York students’ atom-trapping experiment is a Canadian first

Physics students at York University have become the first undergraduates in the country to carry out the scientifically-daunting task of trapping atoms, as part of an advanced laboratory course.

Two student teams recently trapped atoms using a one-of-a-kind laser optics lab at York. The experiment is part of a new course, Physics 4062/5062 (Atom Trapping Laboratory), offered through York’s Faculty of Science & Engineering for the first time this fall.

"We’re very excited to be the first Canadian university to introduce undergraduates to laser cooling and trapping of neutral atoms," says Professor Anatharaman Kumarakrishnan, who developed the course.

The Optech Incorporated Advanced Optics Laboratory  includes state-of-the-art equipment necessary to control lasers, which cool atoms to super-cold temperatures (1/10,000th of a degree above absolute zero, or approximately –273 C).
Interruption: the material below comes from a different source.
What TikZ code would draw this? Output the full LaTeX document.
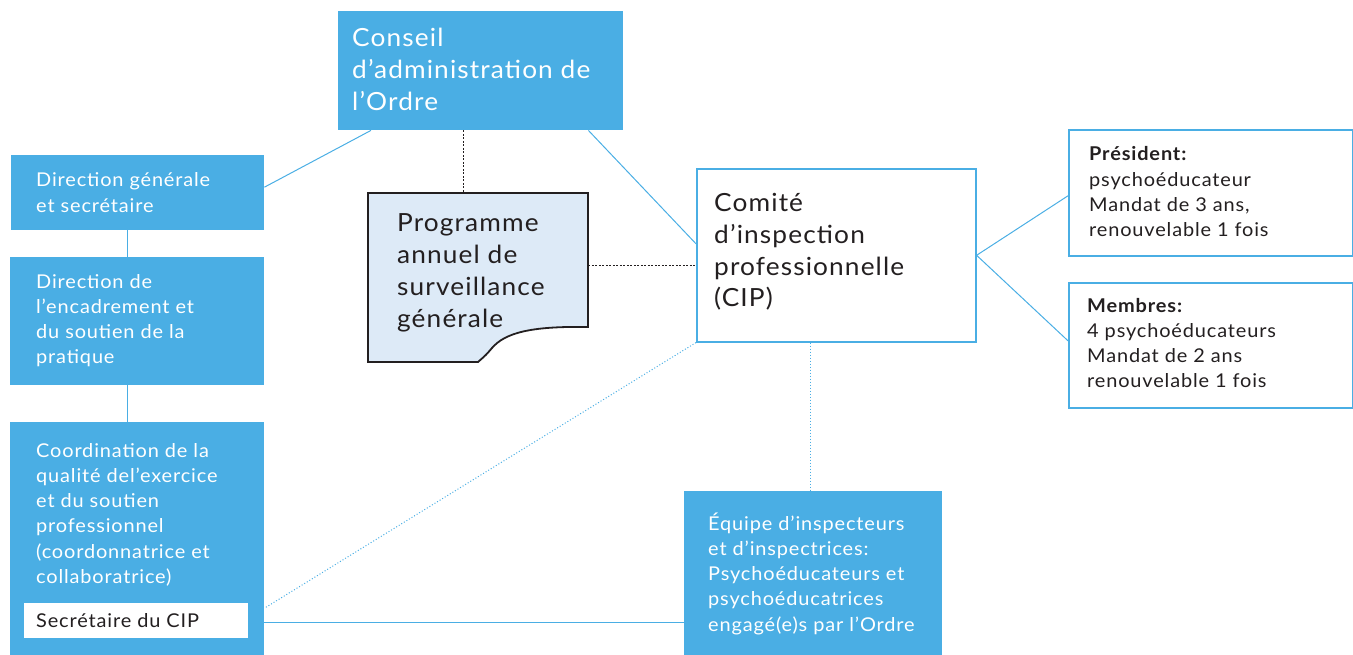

Students in their third and fourth years work in the lab for about six hours per week and attend lectures on relevant theoretical concepts.

Right: The Optech Incorporated Advanced Optics Laboratory

Over the past decade, atom trapping has emerged as one of the most exciting areas of physics; developments in this field have been recognized by several Nobel prizes in recent years.

"There’s a high demand for students with skills in this area," says Kumarakrishnan. "Techniques related to this field are recognized for their wide-ranging industrial applications."

Nick Cercone, dean of York’s Faculty of Science & Engineering, notes that York University has the largest concentration of researchers in this field in Canada. "York’s Faculty of Science & Engineering stands at the forefront of science and engineering research and provides unique opportunities for undergraduates to become engaged in state-of-the-art research efforts," he says.

Graduate and undergraduate students were involved in every stage of the course design, including design of experimental setups, testing of concepts, construction of low-cost lasers for course expansion, and the development of a comprehensive laboratory manual.

"We designed the course with an emphasis on hands-on skills and sophisticated data analysis," Kumarakrishnan says.

Optech, a Toronto-based firm, donated $125,000 towards the lab, a gift that was matched by the Faculty. The donation has also allowed the University to introduce a companion course, Experimental Techniques in Laser Physics.